İstanbul'da denize kıyısı olan ilçeler için tsunami uyarıları yapılmış!.. Uzmanların saptamaları gerçekten çok ürkütücü;

- Tsunamiyle Adalar'da dalga boyu 12.3 metreye kadar çıkacak ve binden fazla yapı etkilenecek...

- Kadıköy'de deniz bin metre kadar içeri girecek...

Avcılar'da maksimum su basma derinliği 5.2, Bakırköy'de bin 200,

Beşiktaş'ta 200 metreye ulaşacak...

- Fatih'te, yatayda su basma mesafesi 650,

Kadıköy'de 1300 , Beylikdüzü'nde 350 metreye ulaşacak...

- Beyoğlu'nda 170'den fazla, Büyükçekmece'de ise 1400 yapı tsunamiden etkilenecek.

Evet; bu saptamalar, İBB ve ODTÜ işbirliği ile hazırlanan "İstanbul Tsunami Bilgi Kitapçıkları" çalışmasında yer almış...

Olası bir tsunamiden etkileneceği öngörülen 17 ilçe için ayrı raporlar hazırlanmış...

Öngörülen risk faktörlerine göre, her ilçe için olası kayıpların en aza indirgenmesini sağlayacak eylemler de belirlenmiş...

Velhasıl tüm veriler büyük depremin gelişini haber verirken devlet uyumaya devam ediyor...

Jeofizikçilerden yaşamsal uyarı!..

Evet; depremle ilgili Türkiye genelinde belediyelerin de çok şey yaptığını söylemek mümkün değil...

Çünkü AKP iktidarındaki duyarsızlık, yerel yönetimleri de deprem konusunda bananeci davranmaya zorluyor...

İşte bu ortamda, TMMOB Jeofizik Mühendisleri Odası Antalya Şube Başkanı Engin Erarslan'ın dikkat çekici uyarıları var... "Depremler felakete dönmeden sorumluları acilen göreve davet ediyoruz" diyen

Eraslan, Türkiye'de aktif fay sayısının 500'ün üzerinde olduğunu ve bunların 5'in üzerinde deprem ürettiğine dikkat çekmiş...

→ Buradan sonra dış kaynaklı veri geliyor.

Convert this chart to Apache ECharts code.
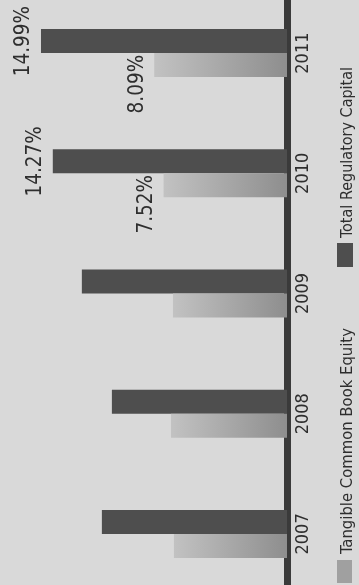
<!DOCTYPE html>
<html><head><meta charset="utf-8">
<script src="https://cdn.jsdelivr.net/npm/echarts@6/dist/echarts.min.js"></script>
<style>html,body{margin:0;padding:0;background:#d9d9d9;overflow:hidden;width:359px;height:585px}#c{position:absolute;left:0;top:-7px;width:359px;height:601px}</style>
</head><body><div id="c"></div>
<script>
const years = ['2007','2008','2009','2010','2011'];
const tangibleCommonBookEquity = [6.89, 7.07, 6.95, 7.52, 8.09];
const totalRegulatoryCapital = [11.28, 10.67, 12.5, 14.27, 14.99];
const labelledYears = ['2010','2011'];
const legendNames = ['Tangible Common Book Equity','Total Regulatory Capital'];

const FONT = '"Liberation Sans Narrow","DejaVu Sans Condensed",sans-serif';
const lightGrad = new echarts.graphic.LinearGradient(1,0,0,0,[{offset:0,color:'#8e8e8e'},{offset:1,color:'#c2c2c2'}]);
const DY = 7; // container offset

function mk(vals){
  return vals.map((v,i)=>({value:v, label:{show:labelledYears.includes(years[i])}}));
}
const chart = echarts.init(document.getElementById('c'), null, {renderer:'canvas'});
chart.setOption({
  backgroundColor:'#d9d9d9',
  animation:false,
  grid:{left:8, right:72, top:0, bottom:0, containLabel:false},
  xAxis:{type:'value', inverse:true, min:0, max:17, show:false},
  yAxis:{type:'category', data:years, position:'right',
    axisLine:{show:true, lineStyle:{color:'#3a3a3a', width:7}},
    axisTick:{show:false},
    axisLabel:{rotate:90, margin:16, fontFamily:FONT, fontSize:18, color:'#2e2e2e', align:'center', verticalAlign:'middle'},
    splitLine:{show:false}},
  series:[
    {name:legendNames[1], type:'bar', data:mk(totalRegulatoryCapital), barWidth:24, barGap:'0%',
     itemStyle:{color:'#4e4e4e'},
     label:{position:'left', distance:17, rotate:90, align:'center', verticalAlign:'middle',
       fontFamily:FONT, fontSize:20.5, color:'#2e2e2e', formatter:p=>p.value.toFixed(2)+'%'}},
    {name:legendNames[0], type:'bar', data:mk(tangibleCommonBookEquity), barWidth:24, barGap:'0%',
     itemStyle:{color:lightGrad},
     label:{position:'left', distance:17, rotate:90, align:'center', verticalAlign:'middle', offset:[-19,0],
       fontFamily:FONT, fontSize:20.5, color:'#2e2e2e', formatter:p=>p.value.toFixed(2)+'%'}}
  ],
  graphic:[
    {type:'rect', shape:{x:337,y:560+DY,width:15,height:23}, style:{fill:'#a0a0a0'}},
    {type:'text', x:348, y:554+DY, rotation:Math.PI/2, style:{text:legendNames[0], font:'16.5px '+FONT, fill:'#2e2e2e', textAlign:'left', textVerticalAlign:'middle'}},
    {type:'rect', shape:{x:337,y:243+DY,width:16,height:24}, style:{fill:'#4e4e4e'}},
    {type:'text', x:348, y:238+DY, rotation:Math.PI/2, style:{text:legendNames[1], font:'16px '+FONT, fill:'#2e2e2e', textAlign:'left', textVerticalAlign:'middle'}}
  ]
});
</script></body></html>
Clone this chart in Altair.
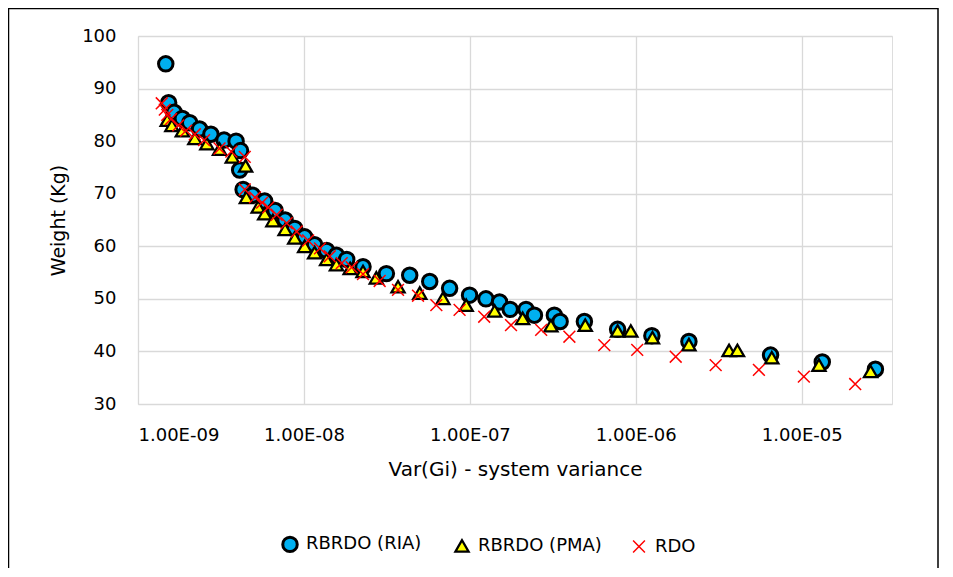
import altair as alt
import pandas as pd

# RBRDO (RIA) series
ria_x = [1.47e-9, 1.53e-9, 1.65e-9, 1.85e-9, 2.05e-9, 2.35e-9, 2.75e-9, 3.3e-9, 3.9e-9,
         4.15e-9, 4.1e-9, 4.3e-9, 4.9e-9, 5.8e-9, 6.7e-9, 7.7e-9, 8.8e-9, 1.01e-8,
         1.16e-8, 1.37e-8, 1.57e-8, 1.81e-8, 2.27e-8, 3.14e-8, 4.34e-8, 5.73e-8,
         7.55e-8, 9.96e-8, 1.25e-7, 1.51e-7, 1.75e-7, 2.18e-7, 2.45e-7, 3.23e-7,
         3.5e-7, 4.9e-7, 7.77e-7, 1.25e-6, 2.09e-6, 6.49e-6, 1.33e-5, 2.78e-5]
ria_y = [94.7, 87.3, 85.5, 84.3, 83.5, 82.3, 81.3, 80.2, 80.0,
         78.2, 74.5, 70.8, 69.7, 68.6, 66.8, 65.0, 63.4, 61.8,
         60.3, 59.2, 58.3, 57.5, 56.1, 54.8, 54.5, 53.3,
         52.0, 50.7, 50.0, 49.4, 48.0, 48.0, 46.9, 46.9,
         45.7, 45.7, 44.2, 43.0, 41.9, 39.3, 38.0, 36.6]

# RBRDO (PMA) series
pma_x = [1.5e-9, 1.6e-9, 1.85e-9, 2.2e-9, 2.6e-9, 3.1e-9, 3.7e-9, 4.45e-9, 4.5e-9,
         5.3e-9, 5.8e-9, 6.5e-9, 7.7e-9, 8.8e-9, 1.01e-8, 1.16e-8, 1.37e-8, 1.57e-8,
         1.9e-8, 2.27e-8, 2.73e-8, 3.69e-8, 4.99e-8, 6.88e-8, 9.5e-8, 1.41e-7,
         2.08e-7, 3.08e-7, 4.96e-7, 7.77e-7, 9.33e-7, 1.26e-6, 2.09e-6, 3.65e-6,
         4.1e-6, 6.6e-6, 1.27e-5, 2.6e-5]
pma_y = [84.0, 83.0, 82.0, 80.5, 79.5, 78.5, 77.0, 75.3, 69.3,
         67.5, 66.2, 64.9, 63.2, 61.6, 60.0, 58.8, 57.5, 56.5,
         55.8, 55.2, 54.0, 52.3, 51.1, 50.1, 48.8, 47.7,
         46.3, 44.9, 45.0, 43.9, 43.9, 42.6, 41.3, 40.2,
         40.2, 38.8, 37.4, 36.2]

# RDO series
rdo_x = [1.39e-9, 1.45e-9, 1.5e-9, 1.58e-9, 1.75e-9, 1.95e-9, 2.2e-9, 2.5e-9, 3.1e-9,
         3.65e-9, 4.4e-9, 4.4e-9, 5.07e-9, 5.6e-9, 6.1e-9, 6.85e-9, 7.87e-9, 9.04e-9,
         1.06e-8, 1.25e-8, 1.43e-8, 1.69e-8, 1.94e-8, 2.27e-8, 2.86e-8, 3.69e-8,
         4.87e-8, 6.28e-8, 8.67e-8, 1.22e-7, 1.77e-7, 2.69e-7, 3.98e-7, 6.46e-7,
         1.02e-6, 1.74e-6, 3.03e-6, 5.52e-6, 1.03e-5, 2.1e-5]
rdo_y = [87.2, 86.0, 85.0, 84.2, 83.0, 82.0, 81.3, 80.2, 78.6,
         78.0, 77.0, 70.8, 69.3, 68.3, 67.4, 66.0, 64.4, 62.8,
         61.1, 59.6, 58.1, 56.8, 56.0, 54.7, 53.4, 51.7,
         50.6, 48.8, 47.9, 46.6, 45.0, 44.1, 42.8, 41.2,
         40.3, 39.0, 37.4, 36.5, 35.2, 33.8]

series_names = ["RBRDO (RIA)", "RBRDO (PMA)", "RDO"]
x_ticks = [1e-9, 1e-8, 1e-7, 1e-6, 1e-5]
y_ticks = [30, 40, 50, 60, 70, 80, 90, 100]

rows = []
for name, xs, ys in zip(series_names, [ria_x, pma_x, rdo_x], [ria_y, pma_y, rdo_y]):
    for xv, yv in zip(xs, ys):
        rows.append({"series": name, "x": xv, "y": yv, "order": len(rows)})
df = pd.DataFrame(rows)

FONT = "DejaVu Sans"
W, H = 754, 368
PAD_L, PAD_T, PAD_R, PAD_B = 130, 28, 53, 164

cross_path = "M-1,-1L1,1M-1,1L1,-1"

points = alt.Chart(df).mark_point(filled=True, opacity=1).encode(
    x=alt.X("x:Q",
            scale=alt.Scale(type="log", domain=[1e-9, 3.5e-5], nice=False),
            axis=alt.Axis(values=x_ticks, title="Var(Gi) - system variance",
                          labelExpr="'1.00E-' + (round(-log(datum.value)/LN10) < 10 ? '0' : '') + round(-log(datum.value)/LN10)",
                          grid=True, gridColor="#D9D9D9", gridWidth=1.3,
                          domain=False, ticks=False, labelPadding=22,
                          labelFontSize=18, labelFont=FONT, labelColor="#000000",
                          titleFont=FONT, titleFontSize=20, titleFontWeight="normal",
                          titleColor="#000000", titlePadding=15)),
    y=alt.Y("y:Q",
            scale=alt.Scale(domain=[30, 100], nice=False, zero=False),
            axis=alt.Axis(values=y_ticks, title="Weight (Kg)",
                          grid=True, gridColor="#D9D9D9", gridWidth=1.3,
                          domain=False, ticks=False, labelPadding=22,
                          labelFontSize=18, labelFont=FONT, labelColor="#000000",
                          titleFont=FONT, titleFontSize=19, titleFontWeight="normal",
                          titleColor="#000000", titlePadding=13)),
    shape=alt.Shape("series:N", scale=alt.Scale(domain=series_names,
                    range=["circle", "triangle-up", cross_path]),
                    legend=alt.Legend(title=None, orient="none", direction="horizontal",
                                      legendX=143, legendY=499, labelFont=FONT,
                                      labelFontSize=18, labelColor="#000000",
                                      columnPadding=28, labelOffset=7)),
    fill=alt.Fill("series:N", scale=alt.Scale(domain=series_names,
                  range=["#00B0F0", "#FFFF00", "transparent"])),
    stroke=alt.Stroke("series:N", scale=alt.Scale(domain=series_names,
                      range=["#000000", "#000000", "#FF0000"])),
    size=alt.Size("series:N", scale=alt.Scale(domain=series_names,
                  range=[210, 140, 160])),
    strokeWidth=alt.StrokeWidth("series:N", scale=alt.Scale(domain=series_names,
                                range=[3, 1.5, 1.7])),
    order=alt.Order("order:Q"),
)

border = alt.Chart(pd.DataFrame({"k": [0]})).mark_rect(
    fill="transparent", stroke="#000000", strokeWidth=1.5
).encode(
    x=alt.value(-PAD_L + 0.5), x2=alt.value(W + PAD_R - 7),
    y=alt.value(-PAD_T + 0.5), y2=alt.value(H + PAD_B + 40),
)

chart = alt.layer(border, points).properties(
    width=W, height=H,
    autosize=alt.AutoSizeParams(type="none"),
    padding={"left": PAD_L, "top": PAD_T, "right": PAD_R, "bottom": PAD_B},
).configure_view(stroke="#D9D9D9", strokeWidth=1.3).configure(background="white")

chart.save("out.html", embed_options={"renderer": "svg", "actions": False})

İşte bu yüzden yerleşim birimlerinin zemin haritalamalarının yapılmasını ve risk durumuna göre de bu yerleşkelerde "kentsel dönüşüme gidilmesi" gerektiğini söylemiş Erarslan...

Peki, kentlerde zemin etüdü kontrollerini kim yapacak?.. Erarslan, "jeofizik mühendisleri"ne dikkat çekmiş ancak belediyelerin onları istihdam etmekten kaçındığından da yakınmış...

İlgili kurumları da şöyle uyarmış Eraslan;

"Yerel Yönetimlerde, jeofizik mühendisi istihdamları ivedi şekilde yapılmalı, zemin etüdü kontrollerinin takipleri ciddiyetle gerçekleştirilmelidir. Zemin - mevcut yapı stoğu arasındaki problemlerin tespitinde de jeofizik mühendisleri yerlerini almalıdır... Kentlerin ilgili dinamiklerini biraraya getiren Afet Risk Yönetimi kurulmalı, valilik, yerel yönetimler, kamu kurumları, sivil toplum örgütleri, ilgili meslek odaları, özel sektör, özellikle gönüllülerle, afet öncesi bilinçlendirme, afet anı korunma ve afet sonrası müdahale ve yara sarma çalışmalarının yapılması şarttır.

Önlenemez afetlerden olan depremin sonrasında büyük kayıpların olmaması, ancak afet öncesindeki önlemlerle sağlanabilir."

Bu kadar bilgi, saptama, araştırma verileri ve uzmanların uyarılarını sıraladıktan sonra geriye söylenecek tek söz kalıyor;

Türkiye binmiş bir alamete, gidiyor kıyamete!!!